In North Vernon, Indiana, fighting student hunger is a real community effort. This is especially true at Jennings County High School. The large, rural high school in southern Indiana has many students who receive free or reduced price lunches. Knowing the negative impact that hunger can have on learning, school staff felt that more could be done to help any students struggling with hunger.
Marisa Patterson, a French and World Languages teacher and World Languages Department Head, and Tracy Martin, a Spanish and English teacher, are two staff members who are working to fight student hunger in their school through the Panther Pantry (a school food pantry) and food sharing resources.
“Student hunger is so very prevalent in our schools, more so today than ever. This can be attributed to the economy as well as societal factors,” said Tracy.
That is why Tracy and Marisa both have pre-filled boxes of food in their classrooms for those students in dire need. Students can visit their rooms any time and pick up a box of food.

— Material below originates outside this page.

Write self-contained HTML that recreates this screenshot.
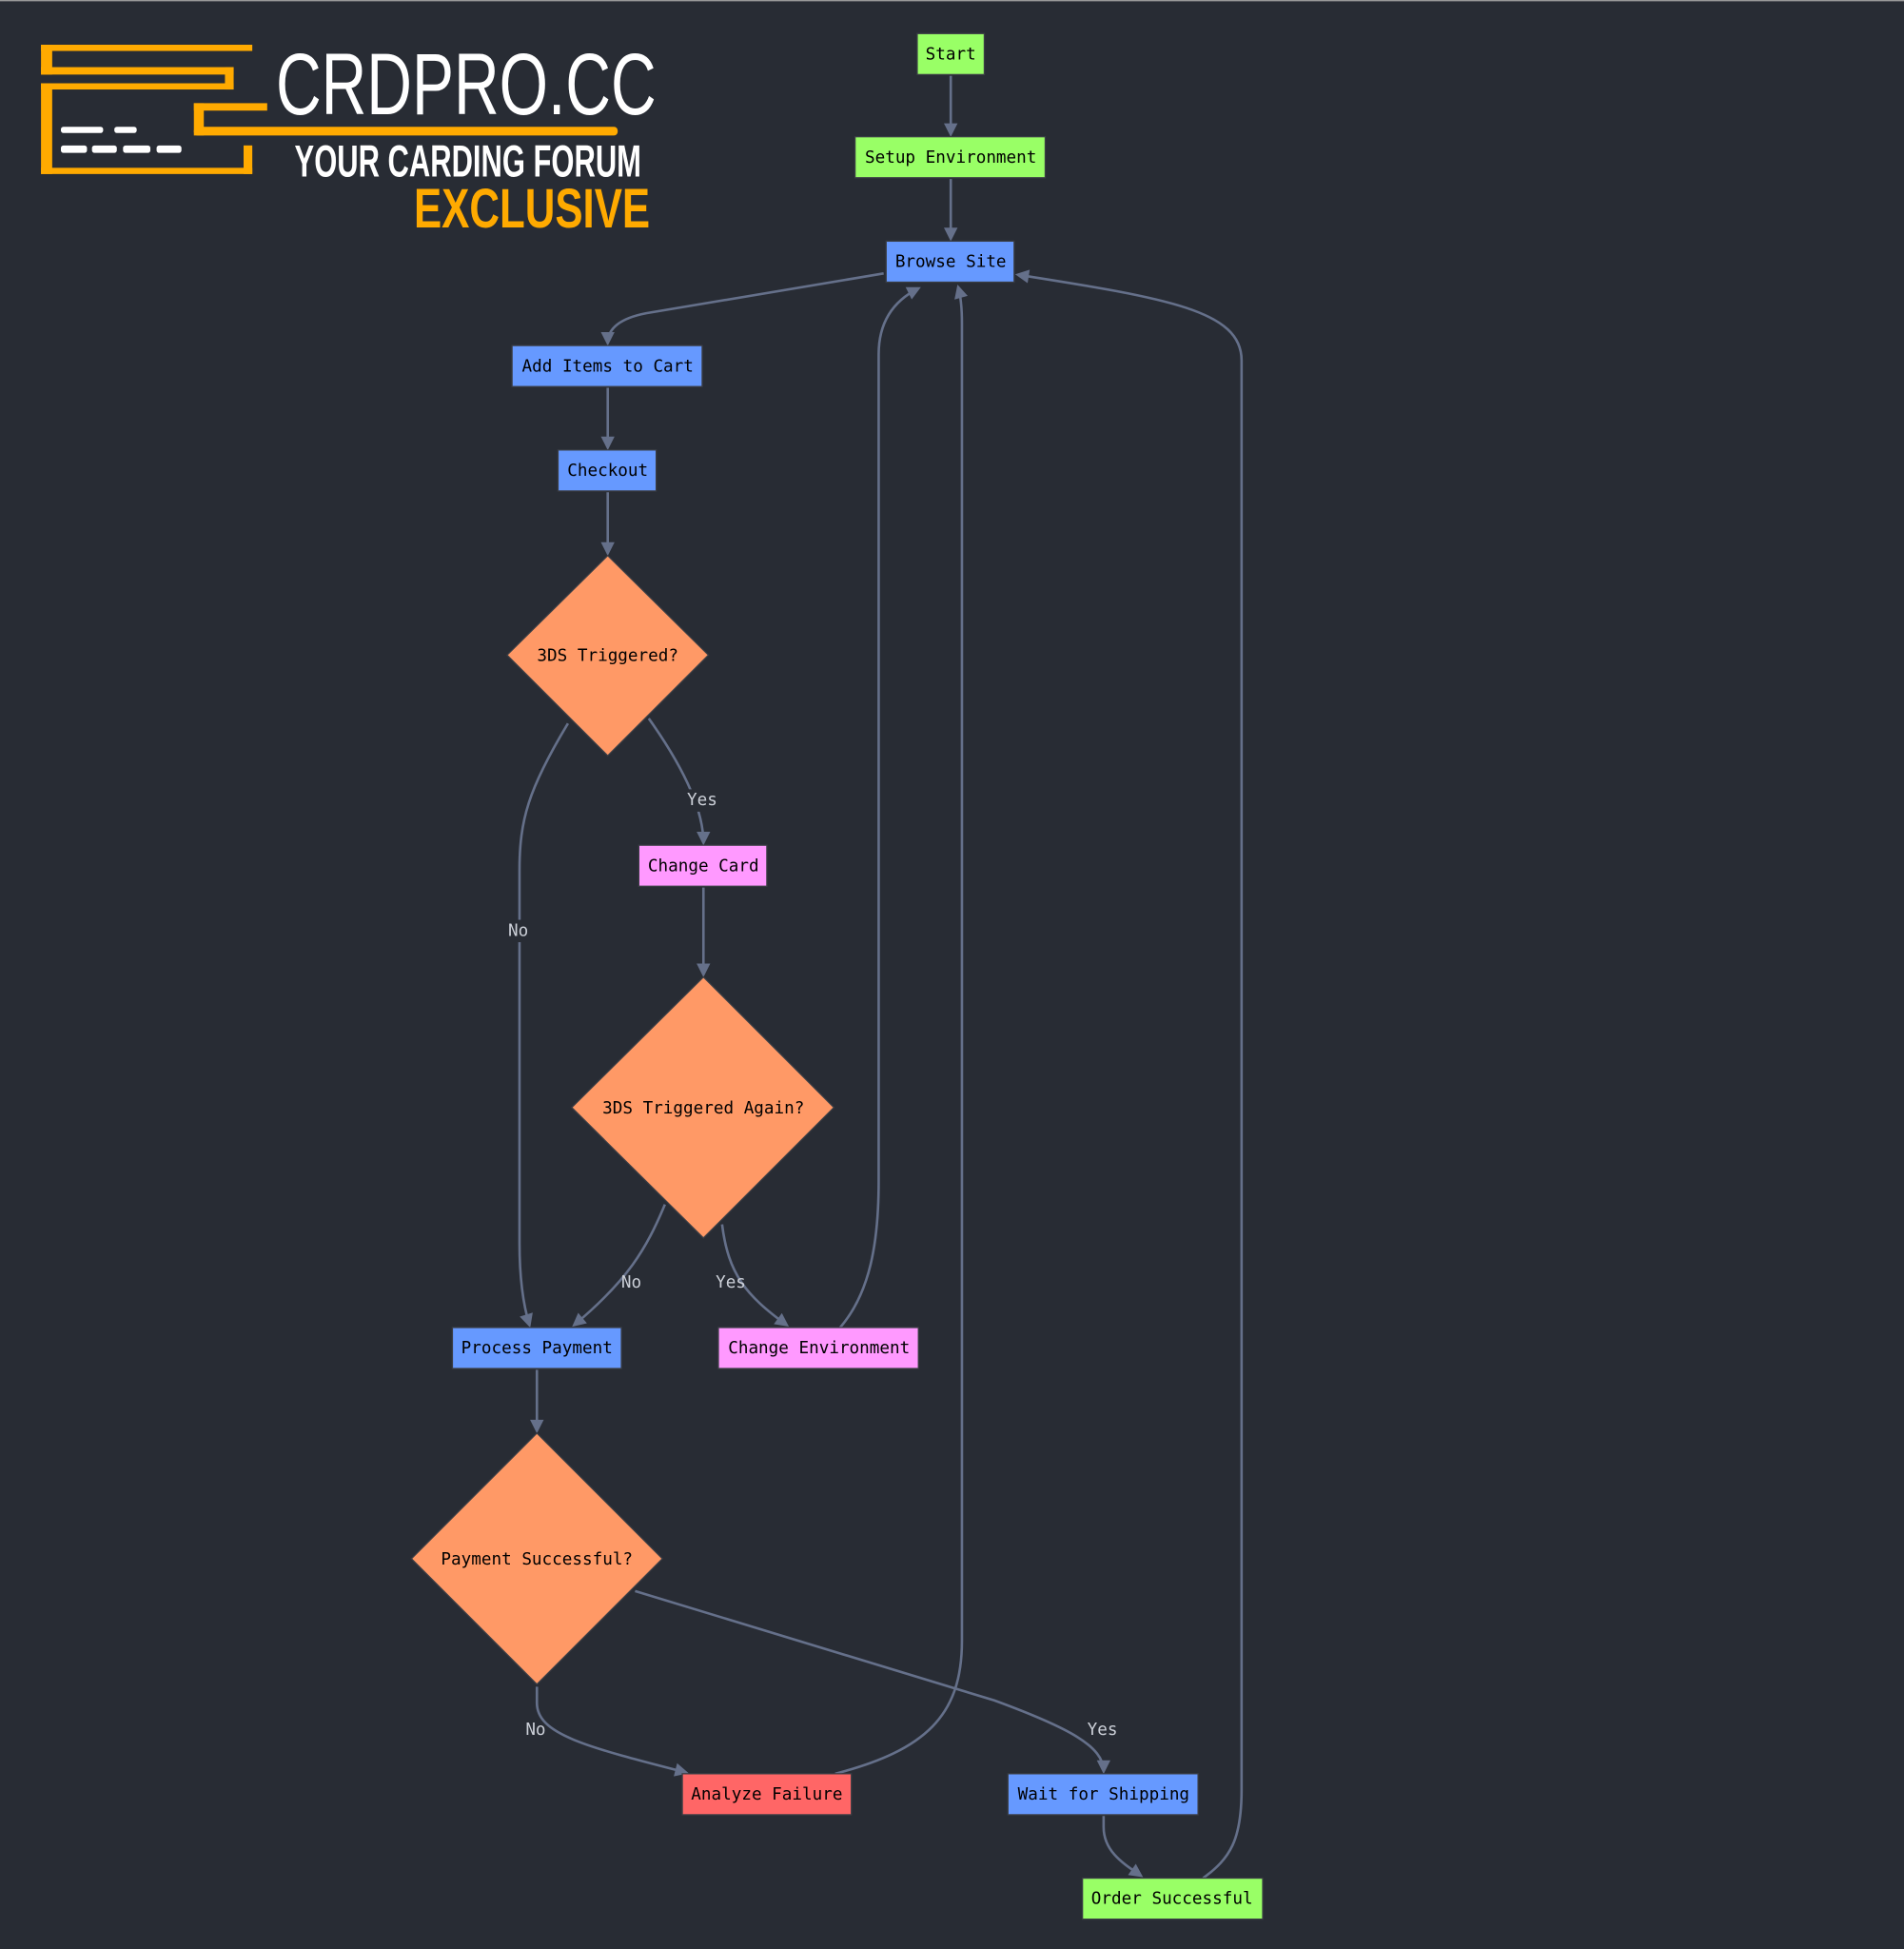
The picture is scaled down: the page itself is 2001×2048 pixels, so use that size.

And, cafeteria workers have started a sharing table in which students may either donate their unused, unopened packaged food items, or they may benefit from that table by taking whatever is left.
“This is a win-win situation, because students are able to claim those food items anonymously and no food is going to waste,” said Tracy.
In addition to food boxes and sharing tables, there is the Panther Pantry, named after the Jennings County High School’s mascot, opened in April 2013. It is a school food pantry exclusively for students and those living in their immediate households, sponsored by the Gleaners Food Bank of Indiana.
When students and parents access the pantry, the only information collected is the number of persons in age categories that reside in those households. This information is then forwarded, monthly, to Gleaners, allowing them to better serve the school pantries.
“Our pantry, while sponsored by Gleaners Food Bank of Indiana, not only provides food and hygiene items but also provides opportunities for service projects through the National Honor Society as well as the life skills class at the high school,” said Tracy. “Our students, in essence, are assisting other students in helping us maintain the pantry.”
As with most work, there are challenges to fighting student hunger. For Tracy and Marisa, this includes not having enough time, and students feeling embarrassed or ashamed to come to them with needs; often times the students are identified through the school counselors, dean, and principals. And, even though they have gotten the word out about the pantry, many students still don’t know the pantry is available, so Tracy and Marisa would like to reach even more students with what is available.
“We are always touched by the amount of gratitude shown to us by those we serve. It takes an entire community to come together to help those less fortunate and we are proud to be a part of such a generous community.”
As with any community effort, there are a lot of people to thank:
“After meeting with a Gleaners representative and then-Principal Tim Taylor, we were encouraged and supported by him as well as the school board to pursue this endeavor. With the help of administrators Brent Comer and Johnny Bright, our colleagues, and our custodial staff, the Panther Pantry was born,” said Tracy. “Since its opening, we have had the privilege of serving approximately 30 families each month. However, we would not be able to continue this much needed service to our school community if it weren’t for continued support and encouragement of our current superintendent, Dr. Terry Sargent and our school board, as well as our current administrative team of Tom Black, Johnny Bright, Mike Green, and Dustin Roller, as well as assistance from the guidance office, attendance office, technology department, the National Honor Society, the life skills class, and our dedicated custodial staff.”
“We also have been fortunate to have been blessed by private donors, county trustees, Brown’s Corner Chapel, as well as volunteers who have tirelessly given of their time, money, and resources,” continues Tracy. “We would also like to recognize Main Source Bank and Jennings County High School staff for hosting jeans day in which employees could pay to wear jeans in order to raise funds for the needs of the pantry. Additionally, Jay C Food Store has been instrumental in helping us by pulling and preparing orders for us, as well as Hilex Poly for providing plastic sacks for our clients.”
Thanks to their dedication to fighting student hunger, Marisa and Tracy won a Challenge to End Student Hunger award for their school from NEA Healthy Futures, in partnership with NEA Member Benefits and Bank of America.
“With this grant, we are able to supply the school food pantry with perishables that are not always readily available through the food bank. Such items include milk, cheese, meats, as well as certain hygiene items,” said Tracy. “By the response from the people we serve, they are pleased to be able to have these choices made available to them.”
And, the school continues to help those in need by also running a clothing drive with donations from students and school staff.